WORK TO BE COMPLETED :: Take the lines from the top down to and including the one with "plt.rcParams['font.family'] = ['Liberation" and repeat them exactly. Omit images.

::::::

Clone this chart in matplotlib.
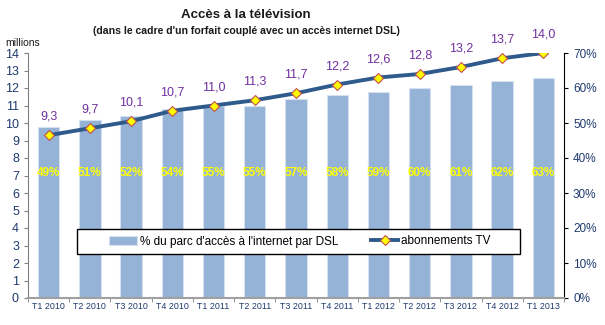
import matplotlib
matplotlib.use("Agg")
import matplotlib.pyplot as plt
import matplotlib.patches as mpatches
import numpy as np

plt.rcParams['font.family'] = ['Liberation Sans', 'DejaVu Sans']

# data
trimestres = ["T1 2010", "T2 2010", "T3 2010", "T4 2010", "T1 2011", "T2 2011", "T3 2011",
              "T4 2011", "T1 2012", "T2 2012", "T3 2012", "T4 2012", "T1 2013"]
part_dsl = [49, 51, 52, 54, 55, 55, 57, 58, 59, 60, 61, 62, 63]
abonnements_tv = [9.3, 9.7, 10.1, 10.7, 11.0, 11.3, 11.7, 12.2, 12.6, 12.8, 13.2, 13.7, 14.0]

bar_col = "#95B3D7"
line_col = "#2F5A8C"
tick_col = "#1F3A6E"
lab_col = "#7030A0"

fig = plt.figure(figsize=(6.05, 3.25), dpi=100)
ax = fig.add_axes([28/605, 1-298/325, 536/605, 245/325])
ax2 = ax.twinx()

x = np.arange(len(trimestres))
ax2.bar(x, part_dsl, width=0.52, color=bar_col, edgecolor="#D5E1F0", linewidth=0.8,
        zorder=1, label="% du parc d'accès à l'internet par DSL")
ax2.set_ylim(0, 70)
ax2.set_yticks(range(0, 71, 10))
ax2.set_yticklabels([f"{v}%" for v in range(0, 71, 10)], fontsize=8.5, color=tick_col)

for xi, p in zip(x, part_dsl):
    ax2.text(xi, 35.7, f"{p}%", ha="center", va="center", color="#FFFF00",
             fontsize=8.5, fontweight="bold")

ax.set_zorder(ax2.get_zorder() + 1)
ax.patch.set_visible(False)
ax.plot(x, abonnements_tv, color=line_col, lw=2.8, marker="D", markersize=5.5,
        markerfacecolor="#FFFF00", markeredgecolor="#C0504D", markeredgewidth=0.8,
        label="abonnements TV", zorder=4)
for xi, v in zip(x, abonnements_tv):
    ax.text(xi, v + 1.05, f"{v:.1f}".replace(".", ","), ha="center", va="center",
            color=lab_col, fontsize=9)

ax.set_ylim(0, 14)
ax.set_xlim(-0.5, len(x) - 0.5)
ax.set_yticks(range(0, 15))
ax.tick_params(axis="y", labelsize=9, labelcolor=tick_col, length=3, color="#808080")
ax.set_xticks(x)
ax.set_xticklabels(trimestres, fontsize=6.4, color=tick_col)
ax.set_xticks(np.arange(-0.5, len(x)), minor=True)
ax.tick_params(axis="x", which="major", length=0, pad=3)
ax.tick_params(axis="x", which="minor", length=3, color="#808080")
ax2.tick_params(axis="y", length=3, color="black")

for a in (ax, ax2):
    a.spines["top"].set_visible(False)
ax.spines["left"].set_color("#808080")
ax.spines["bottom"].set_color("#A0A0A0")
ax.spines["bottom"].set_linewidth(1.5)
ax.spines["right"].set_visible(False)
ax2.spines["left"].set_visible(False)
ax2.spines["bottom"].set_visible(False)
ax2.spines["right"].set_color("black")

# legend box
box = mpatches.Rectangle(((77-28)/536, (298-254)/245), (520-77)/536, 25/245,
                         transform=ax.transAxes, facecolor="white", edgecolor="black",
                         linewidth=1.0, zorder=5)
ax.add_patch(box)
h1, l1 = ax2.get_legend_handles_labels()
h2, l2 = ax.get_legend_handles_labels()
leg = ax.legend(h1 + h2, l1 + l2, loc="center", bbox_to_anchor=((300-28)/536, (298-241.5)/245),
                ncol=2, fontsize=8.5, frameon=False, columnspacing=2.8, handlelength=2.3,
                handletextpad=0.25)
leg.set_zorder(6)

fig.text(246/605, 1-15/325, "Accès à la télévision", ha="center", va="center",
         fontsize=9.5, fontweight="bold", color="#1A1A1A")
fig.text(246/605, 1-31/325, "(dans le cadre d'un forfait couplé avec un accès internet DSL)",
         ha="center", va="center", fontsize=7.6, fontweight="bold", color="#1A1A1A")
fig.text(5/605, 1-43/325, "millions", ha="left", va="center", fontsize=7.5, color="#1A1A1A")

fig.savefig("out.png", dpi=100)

::::::

SOLUTION FOR THIS TASK ::
Clone this chart in matplotlib.
import matplotlib
matplotlib.use("Agg")
import matplotlib.pyplot as plt
import matplotlib.patches as mpatches
import numpy as np

plt.rcParams['font.family'] = ['Liberation Sans', 'DejaVu Sans']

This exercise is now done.